Last night the funniest thing happened. Thalia said the sweetest, most wonderful thing that a mom could ever hear, followed by something she did by accident that was so inadvertently funny…it was the perfect story.
Only, she was horrified by it. Tearful. And very very embarrassed.
Lots of hugs, tissues, and a bowl of emergency gelato later, I promised her I wouldn’t tell anyone. And I wouldn’t write about it.
So, I guess that time has come.
As bloggers and memorists, I think we all struggle to identify that proverbial line–the one that separates “our stories” from “their stories.” I know it’s something that blogging friends and I have discussed with great intensity.

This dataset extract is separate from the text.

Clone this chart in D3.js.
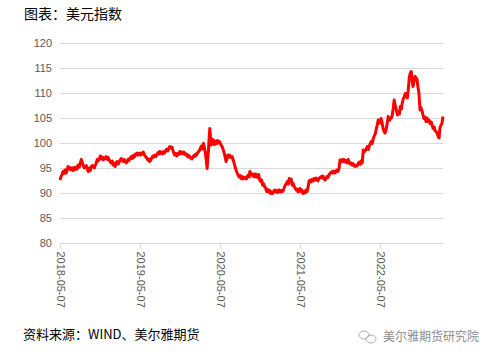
<!DOCTYPE html>
<html><head><meta charset="utf-8">
<script src="https://cdn.jsdelivr.net/npm/d3@7"></script>
<style>body{margin:0;background:#fff;}svg{display:block;}</style>
</head><body>
<svg id="c" width="494" height="361"></svg>
<script>
const title = "图表：美元指数";
const source = "资料来源：WIND、美尔雅期货";
const watermark = "美尔雅期货研究院";
const yTicks = [80, 85, 90, 95, 100, 105, 110, 115, 120];
const xTickLabels = ["2018-05-07", "2019-05-07", "2020-05-07", "2021-05-07", "2022-05-07"];
const seriesName = "美元指数";
const dates = [
"2018-05-07","2018-05-11","2018-05-15","2018-05-21","2018-05-25","2018-05-30","2018-06-04","2018-06-08","2018-06-13","2018-06-18","2018-06-22","2018-06-27",
"2018-07-02","2018-07-06","2018-07-11","2018-07-16","2018-07-20","2018-07-25","2018-07-29","2018-08-03","2018-08-08","2018-08-12","2018-08-16","2018-08-21",
"2018-08-26","2018-08-30","2018-09-04","2018-09-09","2018-09-13","2018-09-18","2018-09-22","2018-09-27","2018-10-01","2018-10-06","2018-10-11","2018-10-15",
"2018-10-19","2018-10-24","2018-10-29","2018-11-03","2018-11-07","2018-11-12","2018-11-16","2018-11-21","2018-11-25","2018-11-29","2018-12-04","2018-12-09",
"2018-12-13","2018-12-18","2018-12-22","2018-12-27","2019-01-01","2019-01-05","2019-01-10","2019-01-14","2019-01-18","2019-01-23","2019-01-28","2019-02-02",
"2019-02-06","2019-02-11","2019-02-15","2019-02-20","2019-02-25","2019-03-01","2019-03-05","2019-03-10","2019-03-15","2019-03-19","2019-03-24","2019-03-29",
"2019-04-03","2019-04-07","2019-04-12","2019-04-16","2019-04-21","2019-04-25","2019-04-30","2019-05-03","2019-05-07","2019-05-12","2019-05-17","2019-05-22",
"2019-05-27","2019-06-01","2019-06-07","2019-06-12","2019-06-16","2019-06-20","2019-06-25","2019-06-30","2019-07-05","2019-07-10","2019-07-14","2019-07-19",
"2019-07-24","2019-07-29","2019-08-02","2019-08-05","2019-08-10","2019-08-15","2019-08-19","2019-08-24","2019-08-28","2019-09-02","2019-09-07","2019-09-12",
"2019-09-16","2019-09-20","2019-09-25","2019-09-30","2019-10-04","2019-10-08","2019-10-12","2019-10-17","2019-10-22","2019-10-26","2019-10-31","2019-11-05",
"2019-11-10","2019-11-14","2019-11-18","2019-11-23","2019-11-27","2019-12-02","2019-12-07","2019-12-12","2019-12-16","2019-12-20","2019-12-25","2019-12-30",
"2020-01-03","2020-01-08","2020-01-13","2020-01-17","2020-01-21","2020-01-25","2020-01-30","2020-02-04","2020-02-08","2020-02-12","2020-02-17","2020-02-21",
"2020-02-25","2020-03-01","2020-03-05","2020-03-09","2020-03-12","2020-03-15","2020-03-18","2020-03-21","2020-03-24","2020-03-27","2020-03-31","2020-04-04",
"2020-04-08","2020-04-12","2020-04-16","2020-04-21","2020-04-25","2020-04-30","2020-05-04","2020-05-07","2020-05-12","2020-05-16","2020-05-21","2020-05-26",
"2020-05-30","2020-06-03","2020-06-07","2020-06-12","2020-06-16","2020-06-21","2020-06-25","2020-07-01","2020-07-06","2020-07-10","2020-07-14","2020-07-19",
"2020-07-24","2020-07-28","2020-08-02","2020-08-06","2020-08-11","2020-08-15","2020-08-20","2020-08-25","2020-08-30","2020-09-04","2020-09-08","2020-09-13",
"2020-09-17","2020-09-20","2020-09-24","2020-09-29","2020-10-03","2020-10-08","2020-10-12","2020-10-16","2020-10-20","2020-10-25","2020-10-30","2020-11-04",
"2020-11-08","2020-11-13","2020-11-17","2020-11-21","2020-11-26","2020-12-01","2020-12-06","2020-12-11","2020-12-15","2020-12-20","2020-12-24","2020-12-28",
"2021-01-02","2021-01-06","2021-01-11","2021-01-15","2021-01-20","2021-01-25","2021-01-29","2021-02-02","2021-02-06","2021-02-11","2021-02-15","2021-02-20",
"2021-02-25","2021-03-01","2021-03-06","2021-03-10","2021-03-15","2021-03-19","2021-03-24","2021-03-28","2021-04-01","2021-04-06","2021-04-10","2021-04-15",
"2021-04-19","2021-04-24","2021-04-28","2021-05-03","2021-05-07","2021-05-12","2021-05-16","2021-05-21","2021-05-25","2021-05-30","2021-06-03","2021-06-08",
"2021-06-12","2021-06-17","2021-06-22","2021-06-26","2021-07-01","2021-07-06","2021-07-10","2021-07-15","2021-07-19","2021-07-24","2021-07-28","2021-08-02",
"2021-08-06","2021-08-11","2021-08-15","2021-08-20","2021-08-24","2021-08-29","2021-09-02","2021-09-07","2021-09-12","2021-09-16","2021-09-21","2021-09-25",
"2021-09-30","2021-10-05","2021-10-09","2021-10-14","2021-10-18","2021-10-23","2021-10-27","2021-11-01","2021-11-06","2021-11-10","2021-11-15","2021-11-20",
"2021-11-24","2021-11-29","2021-12-03","2021-12-08","2021-12-13","2021-12-17","2021-12-22","2021-12-26","2021-12-31","2022-01-04","2022-01-09","2022-01-14",
"2022-01-18","2022-01-23","2022-01-28","2022-02-01","2022-02-06","2022-02-10","2022-02-15","2022-02-20","2022-02-24","2022-03-01","2022-03-06","2022-03-10",
"2022-03-15","2022-03-20","2022-03-24","2022-03-28","2022-04-02","2022-04-06","2022-04-11","2022-04-16","2022-04-20","2022-04-25","2022-04-29","2022-05-03",
"2022-05-07","2022-05-12","2022-05-16","2022-05-21","2022-05-26","2022-05-30","2022-06-04","2022-06-08","2022-06-14","2022-06-18","2022-06-23","2022-06-28",
"2022-07-02","2022-07-07","2022-07-11","2022-07-15","2022-07-20","2022-07-26","2022-07-30","2022-08-04","2022-08-08","2022-08-13","2022-08-17","2022-08-22",
"2022-08-26","2022-08-31","2022-09-04","2022-09-09","2022-09-13","2022-09-18","2022-09-22","2022-09-27","2022-10-01","2022-10-05","2022-10-10","2022-10-14",
"2022-10-19","2022-10-23","2022-10-27","2022-11-01","2022-11-06","2022-11-10","2022-11-15","2022-11-20","2022-11-24","2022-11-29","2022-12-03","2022-12-08",
"2022-12-12","2022-12-17","2022-12-22","2022-12-27","2022-12-31","2023-01-05","2023-01-10","2023-01-14","2023-01-19","2023-01-24","2023-01-28","2023-02-01",
"2023-02-05","2023-02-10","2023-02-14","2023-02-19"
];
const values = [
92.6,93.2,93.6,94.3,93.9,94.6,94.0,94.5,95.3,94.8,95.1,94.6,
95.0,94.5,95.1,94.7,95.2,94.8,95.6,95.2,96.0,96.7,96.3,95.5,
95.0,95.3,95.5,94.8,94.3,95.0,94.5,95.3,95.5,95.2,95.0,95.6,
95.9,96.7,96.4,96.9,97.4,96.8,97.2,96.6,97.0,96.9,97.3,96.7,
97.1,96.6,96.3,96.0,96.4,95.6,95.9,95.3,96.0,96.3,95.8,96.2,
96.6,96.9,96.6,96.3,96.7,96.4,96.0,96.3,96.8,96.5,97.0,97.3,
96.9,97.5,97.2,97.8,97.6,98.0,97.6,97.9,98.0,97.6,97.9,98.2,
97.7,97.3,97.0,96.6,96.8,96.3,96.6,97.0,97.4,97.2,97.6,97.3,
97.7,98.1,97.8,98.3,97.9,98.2,97.8,98.3,98.0,98.5,98.8,98.4,
98.9,99.3,99.0,99.2,98.6,98.1,97.6,97.9,97.4,97.9,97.7,98.3,
97.9,98.2,97.8,98.2,98.0,97.6,97.8,97.2,97.5,97.3,97.0,96.8,
97.1,97.5,97.3,97.8,97.6,98.0,98.3,98.6,99.1,99.4,98.8,99.9,
99.2,98.0,96.5,94.9,97.0,98.5,101.0,102.9,101.5,99.6,100.8,99.8,
100.6,99.7,100.3,99.9,100.5,100.0,100.3,100.0,99.6,99.3,98.7,98.0,
97.2,96.3,96.8,97.6,97.2,97.5,97.1,97.3,96.6,96.0,95.3,94.6,
94.0,93.6,93.2,93.5,92.9,93.3,92.8,93.2,93.0,92.8,93.3,93.6,
93.2,94.3,94.0,93.8,93.4,93.8,93.2,93.8,93.6,93.1,93.7,92.6,
92.3,92.6,91.6,91.9,91.3,91.0,90.3,90.7,90.2,90.5,89.9,90.2,
89.9,90.3,90.6,90.2,90.5,90.1,90.6,90.6,90.2,90.5,90.3,90.6,
91.2,91.6,91.9,92.3,91.8,92.9,92.5,92.8,91.6,91.9,91.3,91.0,
90.6,90.8,90.2,90.4,90.9,90.3,90.6,89.9,90.2,90.0,90.6,90.3,
90.9,92.3,92.6,92.2,92.7,92.4,92.9,92.6,93.0,92.7,92.4,92.9,
93.1,93.3,93.0,93.4,92.9,92.6,92.8,93.3,93.1,93.6,93.9,94.1,
94.3,94.0,94.4,94.0,94.3,94.6,94.3,94.9,96.6,96.2,96.7,96.3,
96.7,96.2,96.5,96.0,96.7,96.2,95.8,96.0,95.6,95.9,95.4,95.3,
95.6,95.4,95.9,96.2,95.7,96.4,96.0,98.6,98.2,98.4,98.9,99.3,
98.7,99.5,99.9,100.3,99.9,100.8,101.4,101.9,102.8,103.6,104.6,104.2,
104.0,104.9,104.3,103.0,102.3,102.0,102.6,103.6,105.3,104.5,104.8,105.0,
105.5,107.0,108.6,107.6,106.8,105.6,106.0,105.8,107.3,106.8,108.0,108.9,
109.2,109.9,109.5,109.0,110.5,113.0,113.9,114.3,112.6,111.3,112.5,113.3,
113.0,112.8,111.4,110.0,106.6,107.1,106.5,105.5,104.9,105.2,104.3,105.0,
104.3,104.6,103.9,104.2,103.6,102.9,103.2,102.4,102.3,101.8,101.3,101.0,
103.0,103.6,103.9,105.3
];

const parse = d3.timeParse("%Y-%m-%d");
const data = dates.map((d, i) => ({date: parse(d), value: values[i]}));

const svg = d3.select("#c");
const m = {left: 60, right: 51, top: 43, bottom: 118};
const W = 494, H = 361;
const x = d3.scaleTime()
  .domain([parse(xTickLabels[0]), parse("2023-02-19")])
  .range([m.left, W - m.right]);
const y = d3.scaleLinear().domain([80, 120]).range([H - m.bottom, m.top]);

const fontLat = "'Liberation Sans', Arial, sans-serif";
const fontCJK = "'Noto Sans CJK SC', sans-serif";

// title
svg.append("text").attr("x", 24).attr("y", 19)
  .attr("font-family", fontCJK).attr("font-size", 14).attr("fill", "#000")
  .text(title);

// grid
svg.append("g").selectAll("line").data(yTicks.filter(t => t !== 80)).join("line")
  .attr("x1", m.left).attr("x2", W - m.right)
  .attr("y1", d => y(d) + 0.5).attr("y2", d => y(d) + 0.5)
  .attr("stroke", "#d9d9d9").attr("stroke-width", 1);

// y axis labels
const yAxis = d3.axisLeft(y).tickValues(yTicks).tickSize(0).tickPadding(8);
const gy = svg.append("g").attr("transform", `translate(${m.left},0)`).call(yAxis);
gy.select(".domain").remove();
gy.selectAll("text").attr("font-family", fontLat).attr("font-size", 11).attr("fill", "#595959");

// x axis
const xAxis = d3.axisBottom(x).tickValues(xTickLabels.map(parse)).tickSize(5).tickSizeOuter(0)
  .tickFormat(d3.timeFormat("%Y-%m-%d"));
const gx = svg.append("g").attr("transform", `translate(0,${y(80) + 0.5})`).call(xAxis);
gx.select(".domain").attr("stroke", "#d9d9d9").attr("d", `M${m.left},0H${W - m.right}`);
gx.selectAll(".tick line").attr("stroke", "#d9d9d9");
gx.selectAll("text")
  .attr("font-family", fontLat).attr("font-size", 11).attr("fill", "#595959")
  .attr("transform", "rotate(90)")
  .attr("x", 8).attr("y", 0).attr("dy", "0.35em")
  .attr("text-anchor", "start");

// line
const line = d3.line().x(d => x(d.date)).y(d => y(d.value));
svg.append("path").datum(data)
  .attr("d", line).attr("fill", "none").attr("stroke", "#ff0000")
  .attr("stroke-width", 3).attr("stroke-linejoin", "round")
  .attr("aria-label", seriesName);

// source
svg.append("text").attr("x", 23).attr("y", 339)
  .attr("font-family", fontCJK).attr("font-size", 13).attr("fill", "#000")
  .text(source);

// watermark icon
const ic = svg.append("g").attr("fill", "none").attr("stroke", "#b0b0b0").attr("stroke-width", 1);
ic.append("ellipse").attr("cx", 364).attr("cy", 335).attr("rx", 5).attr("ry", 4);
ic.append("ellipse").attr("cx", 371).attr("cy", 339).attr("rx", 5).attr("ry", 4);
svg.append("text").attr("x", 383).attr("y", 341)
  .attr("font-family", fontCJK).attr("font-size", 12).attr("fill", "#8c8c8c")
  .text(watermark);
</script>
</body></html>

On the second episode of the iVillage series, The Conversation Thread, we touched on the recent outrage around the blogger who got all Sophie’s Choice on Babble and admitted to loving one child better. You know, should the daughter die and not the son, that would be okay. Let’s just say this is one of the few topics all four panelists agreed on easily. And don’t get me started on the follow-up post that seemed to justify it with 1. well I’m just more honest than you are, and 2. you know you feel the same way and that’s why you’re mad at me.
Okey-doke.
I think it’s outrageous not because we feel the same way as the writer, but because we can’t imagine writing something quite so sharply painful, that will live forever, cached and searchable, for our kids to discover one day.
Not that I won’t hurt them in a hundred million other ways. Or embarrass them intentionally simply because I can. (Teenage years, here I come!) It’s just that this one seems so very very avoidable.
The whole shebang harkened back to my pregnancy days, to the time when Ayelet Waldman wrote her now infamous essay about loving her husband more than her children, after which she was forced to answer to Oprah, God, and 8 million furious moms on Urban Baby. I must confess, back then I was on those very message boards defending her right as a memoirist to tell her story; even as I was mortified by choice to do so.
I can’t say I was too surprised this week to get an email from a major network show, hoping to stir the shit again. No doubt they were a few months behind on the Babble story, and not 6 years behind on the Ayelet story, when a producer asked me to put the APB out to my readers about an episode on moms who feel guilty because they don’t love their kids as much as their husbands.
My response: that is was no way I’m going to hang a mom out to dry on national television with this topic. Sorry.
I’d love to help in other ways though; maybe next time I promote the topic when they’re casting for oh, say, moms who start awesome businesses in a recession. Or moms who refuse to take their toddlers to get pedicures at the salon. Or moms who bring their kids into the voting booth with them.
(I know, I know. I would make a terrible TV producer. THE MOM101 CHANNEL: FEATURING REALLY BORING STORIES THAT ONLY LIZ WANTS TO SEE WITH NO CHANCE FOR FLAME WARS WHATSOEVER!)
What if they held a Mommy War and nobody came?
Hm.
So now here I am, confronted with the very first time that Thalia has specifically told me not to write about something. Which means I have to start determining if my own line not to cross has somehow shifted.
Generally, I tend to go forward with posts if I’m fairly certain I will not regret writing them later. Not that I don’t miss once in a while. I think there are still a couple that my brother is pissed about. (Sorry Jeff.) I’ve also decided as a general rule, that despite what my amazing memoir writing instructor advocated, that going so deep with My Truth that it creates major conflict with people in my life is not where I want to be. I do believe I’ve got enough of my own inner conflict to delight you with, without confessing every one of my neighbor’s sins.
Unless they’re really, really funny.
If you’re a blogger, where do you draw the line when you write about your family? Do you ever ask permission to write about something? Do your kids get a vote?